- Provided material -

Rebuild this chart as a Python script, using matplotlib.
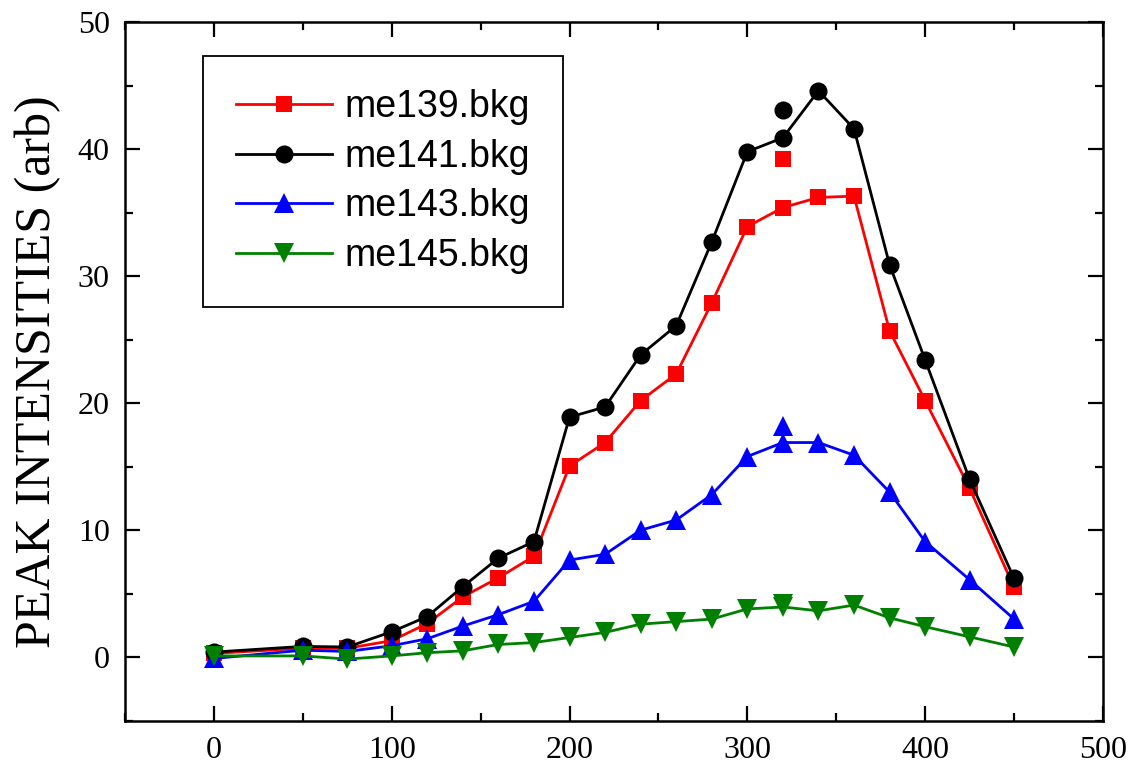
import matplotlib
matplotlib.use('Agg')
import matplotlib.pyplot as plt
from matplotlib.ticker import MultipleLocator

# temperature steps (x) and peak intensities per file
x = [0, 50, 75, 100, 120, 140, 160, 180, 200, 220, 240, 260, 280, 300,
     320, 340, 360, 380, 400, 425, 450]

me139 = [0.3, 0.7, 0.7, 1.3, 2.65, 4.75, 6.25, 7.95, 15.05, 16.9, 20.2, 22.3,
         27.9, 33.9, 35.4, 36.2, 36.3, 25.7, 20.2, 13.3, 5.5]
me141 = [0.4, 0.85, 0.8, 2.0, 3.2, 5.55, 7.8, 9.1, 18.9, 19.7, 23.8, 26.1,
         32.7, 39.8, 40.9, 44.6, 41.6, 30.9, 23.4, 14.0, 6.2]
me143 = [-0.1, 0.55, 0.45, 0.9, 1.45, 2.45, 3.35, 4.4, 7.65, 8.1, 10.0, 10.8,
         12.8, 15.8, 16.9, 16.9, 15.9, 13.0, 9.1, 6.1, 3.0]
me145 = [0.1, 0.1, -0.15, 0.1, 0.35, 0.5, 1.0, 1.15, 1.55, 1.95, 2.6, 2.8,
         3.0, 3.8, 3.95, 3.65, 4.1, 3.1, 2.4, 1.6, 0.8]

# repeated measurement at 320, drawn without a line
x_rep = [320]
me139_rep = [39.2]
me141_rep = [43.1]
me143_rep = [18.2]
me145_rep = [4.2]

labels = ['me139.bkg', 'me141.bkg', 'me143.bkg', 'me145.bkg']
colors = ['#ff0000', '#000000', '#0000ff', '#008000']
markers = ['s', 'o', '^', 'v']
sizes = [12, 13, 14, 14]

plt.rcParams['font.family'] = 'Liberation Serif'

fig = plt.figure(figsize = (11.28, 7.64), dpi = 100)
ax = fig.add_axes([0.1108, 0.0567, 0.8670, 0.9143])

series = [me139, me141, me143, me145]
reps = [me139_rep, me141_rep, me143_rep, me145_rep]
for ys, yr, lab, c, m, s in zip(series, reps, labels, colors, markers, sizes):
    ax.plot(x, ys, color = c, marker = m, markersize = s, linewidth = 2.0,
            markeredgewidth = 0, label = lab)
    ax.plot(x_rep, yr, color = c, marker = m, markersize = s, linestyle = 'none',
            markeredgewidth = 0)

ax.set_xlim(-50, 500)
ax.set_ylim(-5, 50)
ax.xaxis.set_major_locator(MultipleLocator(100))
ax.xaxis.set_minor_locator(MultipleLocator(50))
ax.yaxis.set_major_locator(MultipleLocator(10))
ax.yaxis.set_minor_locator(MultipleLocator(5))

ax.tick_params(which = 'both', direction = 'in', top = True, right = True, width = 1.6)
ax.tick_params(which = 'major', length = 11, labelsize = 23, pad = 11)
ax.tick_params(which = 'minor', length = 6)
for sp in ax.spines.values():
    sp.set_linewidth(1.8)

ax.set_ylabel('PEAK INTENSITIES (arb)', fontsize = 36, labelpad = 12)

leg = ax.legend(loc = 'upper left', bbox_to_anchor = (0.0798, 0.951), borderaxespad = 0,
                prop = {'family': 'Liberation Sans', 'size': 27},
                fancybox = False, edgecolor = 'black', framealpha = 1,
                handlelength = 2.55, handletextpad = 0.35, labelspacing = 0.36,
                borderpad = 0.88)
leg.get_frame().set_linewidth(1.3)

fig.savefig('out.png', dpi = 100)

- Requirement -
Take the material above from its first line through the line holding "from matplotlib.ticker import MultipleLocator" and set it down exactly, without the pictures.

- Exercise output -
Rebuild this chart as a Python script, using matplotlib.
import matplotlib
matplotlib.use('Agg')
import matplotlib.pyplot as plt
from matplotlib.ticker import MultipleLocator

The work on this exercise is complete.